___ Dataset records ___

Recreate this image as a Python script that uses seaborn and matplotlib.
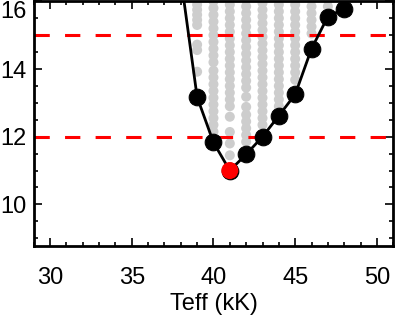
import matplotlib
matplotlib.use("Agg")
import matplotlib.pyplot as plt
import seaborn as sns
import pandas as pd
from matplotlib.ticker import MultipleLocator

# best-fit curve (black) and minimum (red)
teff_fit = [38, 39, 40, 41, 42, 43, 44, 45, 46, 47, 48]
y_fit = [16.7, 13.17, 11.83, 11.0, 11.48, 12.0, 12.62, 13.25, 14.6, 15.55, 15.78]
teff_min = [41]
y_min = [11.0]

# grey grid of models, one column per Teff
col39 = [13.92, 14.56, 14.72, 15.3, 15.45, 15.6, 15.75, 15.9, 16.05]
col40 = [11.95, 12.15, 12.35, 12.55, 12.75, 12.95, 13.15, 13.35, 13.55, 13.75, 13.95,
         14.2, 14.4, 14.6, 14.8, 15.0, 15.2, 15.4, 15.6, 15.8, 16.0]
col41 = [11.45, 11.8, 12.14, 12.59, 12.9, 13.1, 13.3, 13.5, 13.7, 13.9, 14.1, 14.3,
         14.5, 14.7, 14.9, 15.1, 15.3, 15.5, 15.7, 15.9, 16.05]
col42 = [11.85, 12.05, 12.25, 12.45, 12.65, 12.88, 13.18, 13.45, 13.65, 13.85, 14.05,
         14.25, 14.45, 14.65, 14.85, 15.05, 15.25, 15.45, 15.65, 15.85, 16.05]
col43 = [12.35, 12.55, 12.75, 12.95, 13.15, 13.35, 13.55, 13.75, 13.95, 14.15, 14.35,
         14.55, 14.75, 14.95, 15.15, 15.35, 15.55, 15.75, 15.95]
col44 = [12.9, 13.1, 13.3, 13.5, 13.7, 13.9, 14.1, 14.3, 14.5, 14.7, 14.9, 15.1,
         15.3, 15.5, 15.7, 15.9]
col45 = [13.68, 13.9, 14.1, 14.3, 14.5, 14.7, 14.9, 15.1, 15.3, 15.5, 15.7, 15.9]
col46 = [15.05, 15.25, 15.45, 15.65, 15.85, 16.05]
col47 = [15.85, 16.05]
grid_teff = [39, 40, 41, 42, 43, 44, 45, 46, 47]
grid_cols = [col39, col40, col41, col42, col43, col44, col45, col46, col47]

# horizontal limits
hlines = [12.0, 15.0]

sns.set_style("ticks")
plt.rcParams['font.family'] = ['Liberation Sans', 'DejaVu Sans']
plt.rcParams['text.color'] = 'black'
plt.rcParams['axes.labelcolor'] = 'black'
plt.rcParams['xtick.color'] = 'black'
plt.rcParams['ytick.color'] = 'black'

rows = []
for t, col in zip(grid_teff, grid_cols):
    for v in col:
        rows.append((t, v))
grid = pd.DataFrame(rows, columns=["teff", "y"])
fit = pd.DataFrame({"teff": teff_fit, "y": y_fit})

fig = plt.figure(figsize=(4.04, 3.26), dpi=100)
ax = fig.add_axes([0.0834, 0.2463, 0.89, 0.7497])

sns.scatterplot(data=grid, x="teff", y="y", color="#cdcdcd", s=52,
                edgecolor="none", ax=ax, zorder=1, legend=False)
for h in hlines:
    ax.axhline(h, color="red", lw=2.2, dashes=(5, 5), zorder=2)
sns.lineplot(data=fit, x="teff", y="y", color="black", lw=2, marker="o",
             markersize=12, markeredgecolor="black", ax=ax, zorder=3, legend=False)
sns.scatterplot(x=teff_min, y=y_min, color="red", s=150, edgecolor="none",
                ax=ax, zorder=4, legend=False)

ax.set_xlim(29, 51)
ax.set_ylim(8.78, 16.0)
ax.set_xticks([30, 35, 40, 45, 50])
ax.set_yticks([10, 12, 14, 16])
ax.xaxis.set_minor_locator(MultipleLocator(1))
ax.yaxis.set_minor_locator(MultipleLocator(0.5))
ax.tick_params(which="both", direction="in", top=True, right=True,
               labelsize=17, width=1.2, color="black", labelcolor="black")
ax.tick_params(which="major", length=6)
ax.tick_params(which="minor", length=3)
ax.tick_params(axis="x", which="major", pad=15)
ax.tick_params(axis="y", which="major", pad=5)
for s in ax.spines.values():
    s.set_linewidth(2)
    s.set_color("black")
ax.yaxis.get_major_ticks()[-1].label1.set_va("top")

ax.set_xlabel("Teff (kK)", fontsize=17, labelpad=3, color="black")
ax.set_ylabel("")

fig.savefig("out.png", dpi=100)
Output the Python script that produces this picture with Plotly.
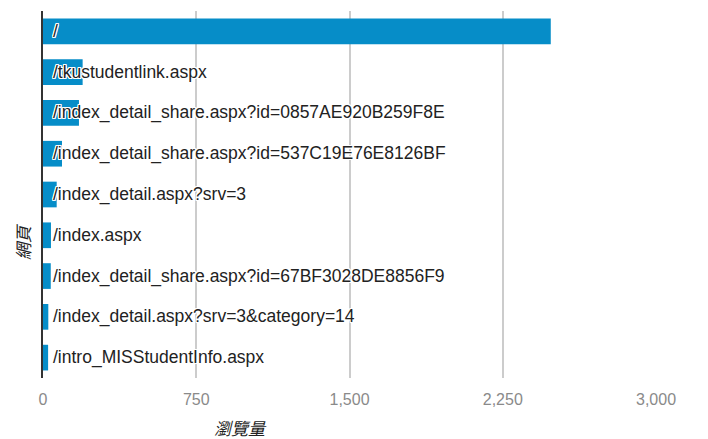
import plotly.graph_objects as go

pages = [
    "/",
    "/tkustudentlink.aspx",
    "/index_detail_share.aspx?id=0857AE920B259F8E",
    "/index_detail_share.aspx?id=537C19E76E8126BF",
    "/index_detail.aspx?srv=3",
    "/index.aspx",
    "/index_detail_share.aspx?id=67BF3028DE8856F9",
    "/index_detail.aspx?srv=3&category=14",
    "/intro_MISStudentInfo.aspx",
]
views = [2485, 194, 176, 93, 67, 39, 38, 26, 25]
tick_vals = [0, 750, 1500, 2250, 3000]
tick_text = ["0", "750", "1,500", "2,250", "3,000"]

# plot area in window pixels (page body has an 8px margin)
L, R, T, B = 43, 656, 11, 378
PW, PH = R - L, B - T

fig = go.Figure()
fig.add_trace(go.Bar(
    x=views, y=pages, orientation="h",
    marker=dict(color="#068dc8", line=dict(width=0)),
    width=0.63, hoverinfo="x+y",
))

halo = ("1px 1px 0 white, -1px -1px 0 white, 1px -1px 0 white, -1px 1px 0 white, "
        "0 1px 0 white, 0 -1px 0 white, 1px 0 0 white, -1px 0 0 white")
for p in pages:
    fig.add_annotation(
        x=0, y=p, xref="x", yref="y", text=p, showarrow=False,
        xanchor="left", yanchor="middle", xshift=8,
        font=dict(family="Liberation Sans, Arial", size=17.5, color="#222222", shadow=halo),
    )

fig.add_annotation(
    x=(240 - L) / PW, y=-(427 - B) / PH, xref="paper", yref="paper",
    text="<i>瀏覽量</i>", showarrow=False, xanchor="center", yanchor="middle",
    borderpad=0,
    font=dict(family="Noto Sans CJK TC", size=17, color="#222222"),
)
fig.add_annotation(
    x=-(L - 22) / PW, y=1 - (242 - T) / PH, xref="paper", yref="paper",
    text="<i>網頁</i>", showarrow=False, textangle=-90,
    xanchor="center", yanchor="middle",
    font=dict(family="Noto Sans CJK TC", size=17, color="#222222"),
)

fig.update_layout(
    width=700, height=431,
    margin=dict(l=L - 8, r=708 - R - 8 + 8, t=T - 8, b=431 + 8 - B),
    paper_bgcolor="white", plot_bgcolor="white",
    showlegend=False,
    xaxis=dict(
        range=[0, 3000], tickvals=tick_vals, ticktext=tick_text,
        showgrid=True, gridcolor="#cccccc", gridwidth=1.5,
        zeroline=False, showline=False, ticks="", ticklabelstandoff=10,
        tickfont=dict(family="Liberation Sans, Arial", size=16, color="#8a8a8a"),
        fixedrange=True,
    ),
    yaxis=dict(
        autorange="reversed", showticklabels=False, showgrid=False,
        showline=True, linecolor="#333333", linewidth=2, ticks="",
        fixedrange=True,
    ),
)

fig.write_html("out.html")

___

» Brief: Using the entries above, transcribe every line from the line containing "Output the Python" through the line containing "import plotly.graph_objects as go". Do not copy pictures.

» Answer:
Output the Python script that produces this picture with Plotly.
import plotly.graph_objects as go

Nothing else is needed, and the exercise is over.